[Stated problem] Print the entries in full, word for word, but not the pictures.
>> Begin
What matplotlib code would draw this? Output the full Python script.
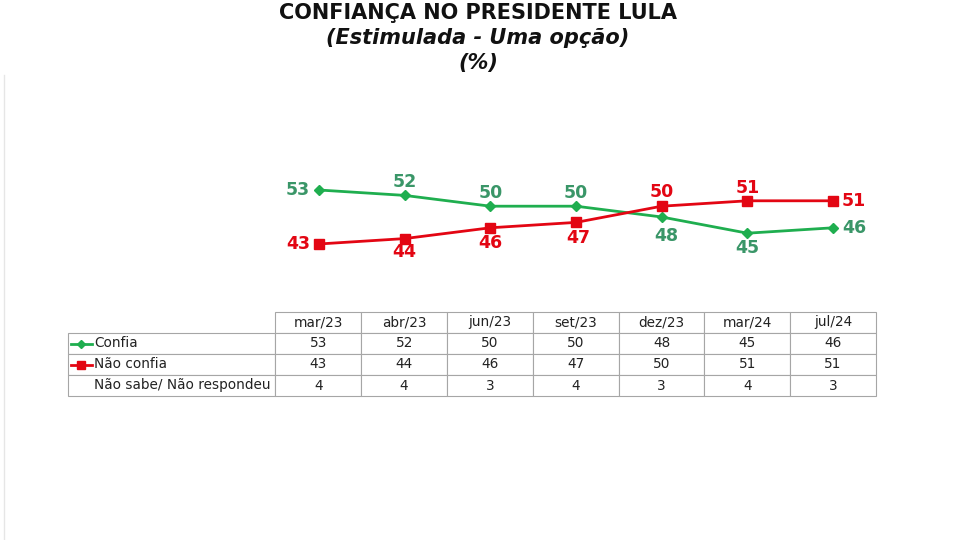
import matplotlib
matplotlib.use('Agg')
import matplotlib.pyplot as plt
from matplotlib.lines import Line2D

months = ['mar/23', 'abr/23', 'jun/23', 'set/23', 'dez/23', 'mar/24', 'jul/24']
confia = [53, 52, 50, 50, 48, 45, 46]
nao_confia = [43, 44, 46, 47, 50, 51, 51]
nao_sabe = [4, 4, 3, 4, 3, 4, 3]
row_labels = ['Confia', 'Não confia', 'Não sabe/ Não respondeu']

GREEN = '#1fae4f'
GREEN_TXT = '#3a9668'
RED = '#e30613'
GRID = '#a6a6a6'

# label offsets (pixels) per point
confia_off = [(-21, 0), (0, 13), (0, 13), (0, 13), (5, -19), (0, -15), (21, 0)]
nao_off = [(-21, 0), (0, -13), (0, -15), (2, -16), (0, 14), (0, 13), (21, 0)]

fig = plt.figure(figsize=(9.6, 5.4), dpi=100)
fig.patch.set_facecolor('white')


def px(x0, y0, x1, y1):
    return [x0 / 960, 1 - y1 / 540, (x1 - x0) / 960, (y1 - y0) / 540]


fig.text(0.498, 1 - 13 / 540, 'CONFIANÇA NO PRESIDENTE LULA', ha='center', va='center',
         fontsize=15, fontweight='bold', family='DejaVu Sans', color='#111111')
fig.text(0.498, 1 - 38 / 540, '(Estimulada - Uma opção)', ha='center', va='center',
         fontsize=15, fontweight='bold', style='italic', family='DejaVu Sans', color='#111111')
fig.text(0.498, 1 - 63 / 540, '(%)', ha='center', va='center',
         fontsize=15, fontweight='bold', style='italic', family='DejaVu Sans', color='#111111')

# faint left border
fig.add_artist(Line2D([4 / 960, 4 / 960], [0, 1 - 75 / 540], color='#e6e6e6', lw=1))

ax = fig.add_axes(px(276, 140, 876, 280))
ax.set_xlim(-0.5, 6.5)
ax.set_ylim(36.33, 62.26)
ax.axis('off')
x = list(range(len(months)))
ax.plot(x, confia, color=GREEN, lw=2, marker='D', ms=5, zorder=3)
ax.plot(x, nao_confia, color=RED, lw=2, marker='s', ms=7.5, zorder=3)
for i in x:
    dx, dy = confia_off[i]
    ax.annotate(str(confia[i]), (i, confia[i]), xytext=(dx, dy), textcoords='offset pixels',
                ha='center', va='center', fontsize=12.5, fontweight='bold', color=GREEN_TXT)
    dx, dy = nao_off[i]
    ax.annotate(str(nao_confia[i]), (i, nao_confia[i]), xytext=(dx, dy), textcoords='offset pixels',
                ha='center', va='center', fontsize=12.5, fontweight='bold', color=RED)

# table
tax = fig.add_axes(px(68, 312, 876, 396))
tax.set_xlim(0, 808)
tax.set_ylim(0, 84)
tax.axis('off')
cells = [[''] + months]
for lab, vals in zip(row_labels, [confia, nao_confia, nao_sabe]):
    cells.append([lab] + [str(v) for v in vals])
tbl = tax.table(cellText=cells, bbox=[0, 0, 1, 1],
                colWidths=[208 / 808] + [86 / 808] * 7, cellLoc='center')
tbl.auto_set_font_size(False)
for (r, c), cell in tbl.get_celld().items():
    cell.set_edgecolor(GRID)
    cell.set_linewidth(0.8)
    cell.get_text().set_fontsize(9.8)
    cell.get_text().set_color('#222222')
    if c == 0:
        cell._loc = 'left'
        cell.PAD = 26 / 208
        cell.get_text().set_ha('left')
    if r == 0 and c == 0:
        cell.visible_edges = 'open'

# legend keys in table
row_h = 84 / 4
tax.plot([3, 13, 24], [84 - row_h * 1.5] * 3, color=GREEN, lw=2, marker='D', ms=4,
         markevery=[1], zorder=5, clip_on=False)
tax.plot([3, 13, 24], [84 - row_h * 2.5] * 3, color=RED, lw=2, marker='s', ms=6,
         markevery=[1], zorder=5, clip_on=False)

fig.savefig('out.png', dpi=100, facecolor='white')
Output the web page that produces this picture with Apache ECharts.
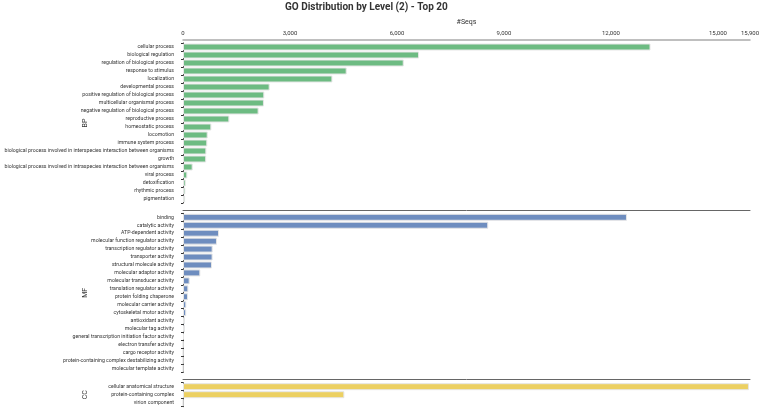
>> End
[Exercise answer]
What matplotlib code would draw this? Output the full Python script.
import matplotlib
matplotlib.use('Agg')
import matplotlib.pyplot as plt
from matplotlib.lines import Line2D

months = ['mar/23', 'abr/23', 'jun/23', 'set/23', 'dez/23', 'mar/24', 'jul/24']
confia = [53, 52, 50, 50, 48, 45, 46]
nao_confia = [43, 44, 46, 47, 50, 51, 51]
nao_sabe = [4, 4, 3, 4, 3, 4, 3]
row_labels = ['Confia', 'Não confia', 'Não sabe/ Não respondeu']

GREEN = '#1fae4f'
GREEN_TXT = '#3a9668'
RED = '#e30613'
GRID = '#a6a6a6'

# label offsets (pixels) per point
confia_off = [(-21, 0), (0, 13), (0, 13), (0, 13), (5, -19), (0, -15), (21, 0)]
nao_off = [(-21, 0), (0, -13), (0, -15), (2, -16), (0, 14), (0, 13), (21, 0)]

fig = plt.figure(figsize=(9.6, 5.4), dpi=100)
fig.patch.set_facecolor('white')


def px(x0, y0, x1, y1):
    return [x0 / 960, 1 - y1 / 540, (x1 - x0) / 960, (y1 - y0) / 540]


fig.text(0.498, 1 - 13 / 540, 'CONFIANÇA NO PRESIDENTE LULA', ha='center', va='center',
         fontsize=15, fontweight='bold', family='DejaVu Sans', color='#111111')
fig.text(0.498, 1 - 38 / 540, '(Estimulada - Uma opção)', ha='center', va='center',
         fontsize=15, fontweight='bold', style='italic', family='DejaVu Sans', color='#111111')
fig.text(0.498, 1 - 63 / 540, '(%)', ha='center', va='center',
         fontsize=15, fontweight='bold', style='italic', family='DejaVu Sans', color='#111111')

# faint left border
fig.add_artist(Line2D([4 / 960, 4 / 960], [0, 1 - 75 / 540], color='#e6e6e6', lw=1))

ax = fig.add_axes(px(276, 140, 876, 280))
ax.set_xlim(-0.5, 6.5)
ax.set_ylim(36.33, 62.26)
ax.axis('off')
x = list(range(len(months)))
ax.plot(x, confia, color=GREEN, lw=2, marker='D', ms=5, zorder=3)
ax.plot(x, nao_confia, color=RED, lw=2, marker='s', ms=7.5, zorder=3)
for i in x:
    dx, dy = confia_off[i]
    ax.annotate(str(confia[i]), (i, confia[i]), xytext=(dx, dy), textcoords='offset pixels',
                ha='center', va='center', fontsize=12.5, fontweight='bold', color=GREEN_TXT)
    dx, dy = nao_off[i]
    ax.annotate(str(nao_confia[i]), (i, nao_confia[i]), xytext=(dx, dy), textcoords='offset pixels',
                ha='center', va='center', fontsize=12.5, fontweight='bold', color=RED)

# table
tax = fig.add_axes(px(68, 312, 876, 396))
tax.set_xlim(0, 808)
tax.set_ylim(0, 84)
tax.axis('off')
cells = [[''] + months]
for lab, vals in zip(row_labels, [confia, nao_confia, nao_sabe]):
    cells.append([lab] + [str(v) for v in vals])
tbl = tax.table(cellText=cells, bbox=[0, 0, 1, 1],
                colWidths=[208 / 808] + [86 / 808] * 7, cellLoc='center')
tbl.auto_set_font_size(False)
for (r, c), cell in tbl.get_celld().items():
    cell.set_edgecolor(GRID)
    cell.set_linewidth(0.8)
    cell.get_text().set_fontsize(9.8)
    cell.get_text().set_color('#222222')
    if c == 0:
        cell._loc = 'left'
        cell.PAD = 26 / 208
        cell.get_text().set_ha('left')
    if r == 0 and c == 0:
        cell.visible_edges = 'open'

# legend keys in table
row_h = 84 / 4
tax.plot([3, 13, 24], [84 - row_h * 1.5] * 3, color=GREEN, lw=2, marker='D', ms=4,
         markevery=[1], zorder=5, clip_on=False)
tax.plot([3, 13, 24], [84 - row_h * 2.5] * 3, color=RED, lw=2, marker='s', ms=6,
         markevery=[1], zorder=5, clip_on=False)

fig.savefig('out.png', dpi=100, facecolor='white')
Output the web page that produces this picture with Apache ECharts.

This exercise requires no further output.